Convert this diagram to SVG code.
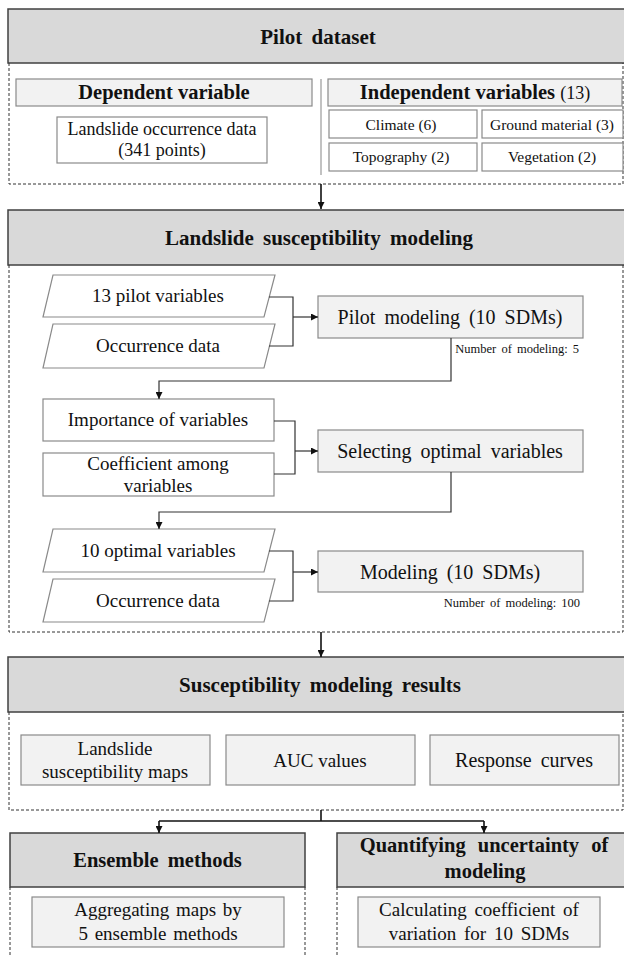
<svg xmlns="http://www.w3.org/2000/svg" width="624" height="956" viewBox="0 0 624 956" font-family="'Liberation Serif', 'Times New Roman', serif">
  <style>
    text { font-family: "Liberation Serif", "Times New Roman", serif; fill: #111; text-anchor: middle; }
    .hdr { fill: #d9d9d9; stroke: #404040; stroke-width: 1.5; }
    .sub { fill: #f2f2f2; stroke: #8a8a8a; stroke-width: 1.2; }
    .plain { fill: #ffffff; stroke: #8a8a8a; stroke-width: 1.2; }
    .frame { fill: none; stroke: #333; stroke-width: 1; stroke-dasharray: 3 2; }
    .ht { font-size: 21px; font-weight: bold; word-spacing: 4px; }
    .st { font-size: 20.5px; font-weight: bold; }
    .bt { font-size: 19px; }
    .big { font-size: 20px; word-spacing: 4px; }
    .mt { font-size: 18px; }
    .vt { font-size: 15.5px; }
    .note { font-size: 12.5px; text-anchor: end; word-spacing: 2px; }
    .wire { fill: none; stroke: #333; stroke-width: 1.2; }
    .flow { fill: none; stroke: #111; stroke-width: 1.6; }
  </style>
  <defs>
    <marker id="tri" viewBox="0 0 10 10" refX="10" refY="5" markerWidth="7" markerHeight="7" markerUnits="userSpaceOnUse" orient="auto">
      <path d="M0,0 L10,5 L0,10 Z" fill="#111"/>
    </marker>
  </defs>

  <!-- Section 1: pilot dataset -->
  <g id="pilot-dataset">
    <rect class="hdr" x="8" y="9" width="624" height="54"/>
    <text class="ht" x="318" y="44">Pilot dataset</text>
    <path class="frame" d="M9,63 V184 H623 V63"/>
    <line x1="321" y1="79" x2="321" y2="175" stroke="#999" stroke-width="1.2"/>
  </g>
  <g id="dependent-variable">
    <rect class="sub" x="16" y="79" width="296" height="27"/>
    <text class="st" x="164" y="99">Dependent variable</text>
  </g>
  <g id="occurrence-points">
    <rect class="plain" x="57" y="117" width="210" height="46"/>
    <text class="mt" x="162" y="135">Landslide occurrence data</text>
    <text class="mt" x="162" y="156">(341 points)</text>
  </g>
  <g id="independent-variables">
    <rect class="sub" x="328" y="79" width="294" height="27"/>
    <text class="st" x="475" y="99">Independent variables <tspan font-weight="normal" font-size="18">(13)</tspan></text>
  </g>
  <g id="climate">
    <rect class="plain" x="329" y="110" width="148" height="28"/>
    <text class="vt" x="401" y="130">Climate (6)</text>
  </g>
  <g id="ground-material">
    <rect class="plain" x="482" y="110" width="141" height="28"/>
    <text class="vt" x="552" y="130">Ground material (3)</text>
  </g>
  <g id="topography">
    <rect class="plain" x="329" y="143" width="148" height="28"/>
    <text class="vt" x="401" y="162">Topography (2)</text>
  </g>
  <g id="vegetation">
    <rect class="plain" x="482" y="143" width="141" height="28"/>
    <text class="vt" x="552" y="162">Vegetation (2)</text>
  </g>

  <!-- Section 2: susceptibility modeling -->
  <g id="susceptibility-modeling">
    <rect class="hdr" x="8" y="210" width="624" height="55"/>
    <text class="ht" x="319" y="245">Landslide susceptibility modeling</text>
    <path class="frame" d="M9,265 V632 H623 V265"/>
  </g>
  <g id="pilot-variables">
    <polygon class="plain" points="53,275 275,275 264,317 43,317"/>
    <text class="bt" x="158" y="302">13 pilot variables</text>
  </g>
  <g id="occurrence-data-1">
    <polygon class="plain" points="53,324 275,324 264,368 43,368"/>
    <text class="bt" x="158" y="352">Occurrence data</text>
  </g>
  <g id="pilot-modeling">
    <rect class="sub" x="318" y="296" width="265" height="42"/>
    <text class="big" x="450" y="324">Pilot modeling (10 SDMs)</text>
    <text class="note" x="579" y="353">Number of modeling: 5</text>
  </g>
  <g id="importance">
    <rect class="plain" x="43" y="399" width="231" height="42"/>
    <text class="bt" x="158" y="426">Importance of variables</text>
  </g>
  <g id="coefficient">
    <rect class="plain" x="43" y="453" width="231" height="43"/>
    <text class="bt" x="158" y="470">Coefficient among</text>
    <text class="bt" x="158" y="492">variables</text>
  </g>
  <g id="selecting-variables">
    <rect class="sub" x="318" y="430" width="265" height="42"/>
    <text class="big" x="450" y="458">Selecting optimal variables</text>
  </g>
  <g id="optimal-variables">
    <polygon class="plain" points="53,529 275,529 264,572 43,572"/>
    <text class="bt" x="158" y="557">10 optimal variables</text>
  </g>
  <g id="occurrence-data-2">
    <polygon class="plain" points="53,579 275,579 264,622 43,622"/>
    <text class="bt" x="158" y="607">Occurrence data</text>
  </g>
  <g id="modeling">
    <rect class="sub" x="318" y="551" width="265" height="41"/>
    <text class="big" x="450" y="579" font-size="21" word-spacing="2">Modeling (10 SDMs)</text>
    <text class="note" x="580" y="607">Number of modeling: 100</text>
  </g>

  <!-- Section 3: results -->
  <g id="modeling-results">
    <rect class="hdr" x="8" y="657" width="624" height="55"/>
    <text class="ht" x="320" y="692">Susceptibility modeling results</text>
    <path class="frame" d="M9,712 V810 H623 V712"/>
  </g>
  <g id="susceptibility-maps">
    <rect class="sub" x="21" y="735" width="189" height="50"/>
    <text class="bt" x="115" y="755" font-size="19.5">Landslide</text>
    <text class="bt" x="115" y="778" font-size="19.5">susceptibility maps</text>
  </g>
  <g id="auc-values">
    <rect class="sub" x="226" y="735" width="189" height="50"/>
    <text class="bt" x="320" y="767" font-size="20">AUC values</text>
  </g>
  <g id="response-curves">
    <rect class="sub" x="430" y="735" width="189" height="50"/>
    <text class="big" x="524" y="767">Response curves</text>
  </g>

  <!-- Section 4: post-processing -->
  <g id="ensemble-methods">
    <rect class="hdr" x="10" y="833" width="295" height="54"/>
    <text class="st" x="157.5" y="867" font-size="21.5" word-spacing="4">Ensemble methods</text>
    <path class="frame" d="M10,887 V960 M305,887 V960"/>
    <rect class="sub" x="32" y="897" width="252" height="50"/>
    <text class="bt" x="158" y="916" font-size="20" word-spacing="2">Aggregating maps by</text>
    <text class="bt" x="158" y="940" font-size="20" word-spacing="2">5 ensemble methods</text>
  </g>
  <g id="uncertainty">
    <rect class="hdr" x="337" y="833" width="295" height="54"/>
    <text class="st" x="484" y="852" font-size="22" word-spacing="7">Quantifying uncertainty of</text>
    <text class="st" x="485" y="878" font-size="22">modeling</text>
    <path class="frame" d="M337,887 V960"/>
    <rect class="sub" x="358" y="897" width="242" height="50"/>
    <text class="bt" x="479" y="916" font-size="20" word-spacing="3">Calculating coefficient of</text>
    <text class="bt" x="479" y="940" font-size="20" word-spacing="3">variation for 10 SDMs</text>
  </g>

  <!-- Connectors -->
  <g id="connectors">
    <line class="flow" x1="321" y1="184" x2="321" y2="209" marker-end="url(#tri)"/>
    <path class="wire" d="M269,297 H293 V346 H269"/>
    <line class="wire" x1="293" y1="317" x2="318" y2="317" marker-end="url(#tri)"/>
    <path class="wire" d="M451,338 V381 H159 V399" marker-end="url(#tri)"/>
    <path class="wire" d="M274,421 H295 V474 H274"/>
    <line class="wire" x1="295" y1="451" x2="318" y2="451" marker-end="url(#tri)"/>
    <path class="wire" d="M451,472 V512 H159 V529" marker-end="url(#tri)"/>
    <path class="wire" d="M269,551 H293 V601 H269"/>
    <line class="wire" x1="293" y1="572" x2="318" y2="572" marker-end="url(#tri)"/>
    <line class="flow" x1="321" y1="632" x2="321" y2="657" marker-end="url(#tri)"/>
    <path class="flow" d="M321,810 V821"/>
    <path class="flow" d="M159,821 H484"/>
    <line class="flow" x1="159" y1="821" x2="159" y2="833" marker-end="url(#tri)"/>
    <line class="flow" x1="484" y1="821" x2="484" y2="833" marker-end="url(#tri)"/>
  </g>
</svg>
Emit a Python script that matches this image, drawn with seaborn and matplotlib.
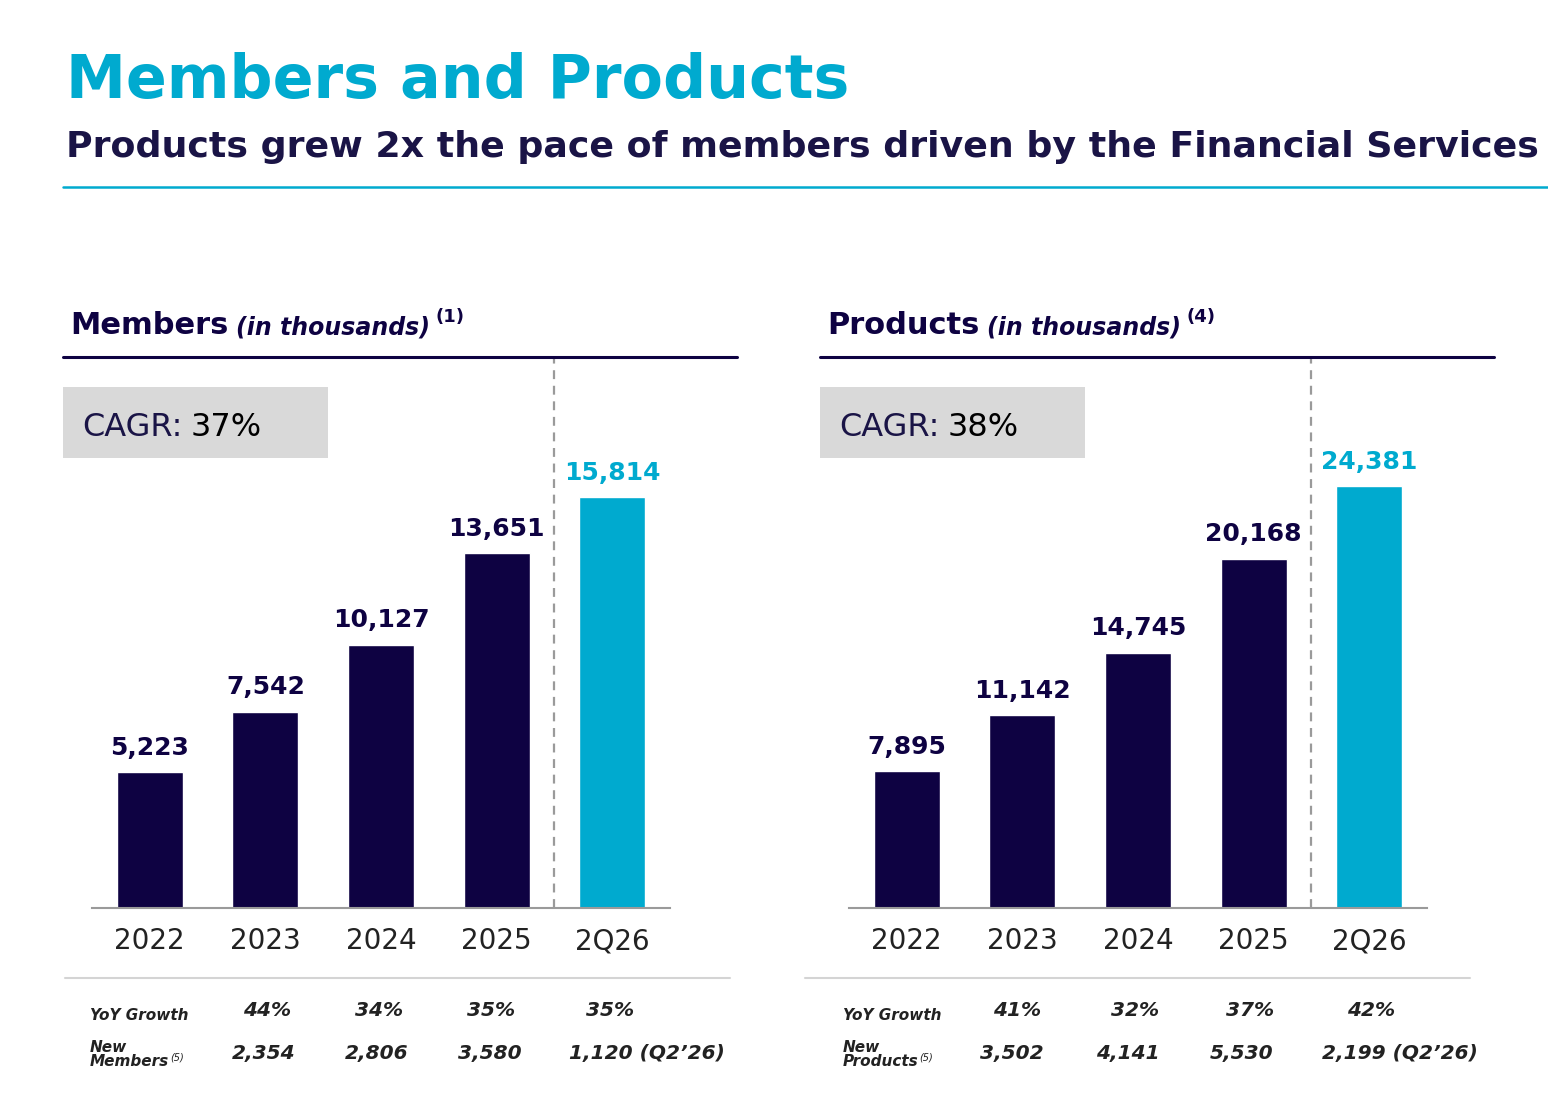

Short problem: Look for the word "this" in every line of the listing and copy the lines that have it.

Reply:
Convert this diagram to SVG code.
Emit a Python script that matches this image, drawn with seaborn and matplotlib.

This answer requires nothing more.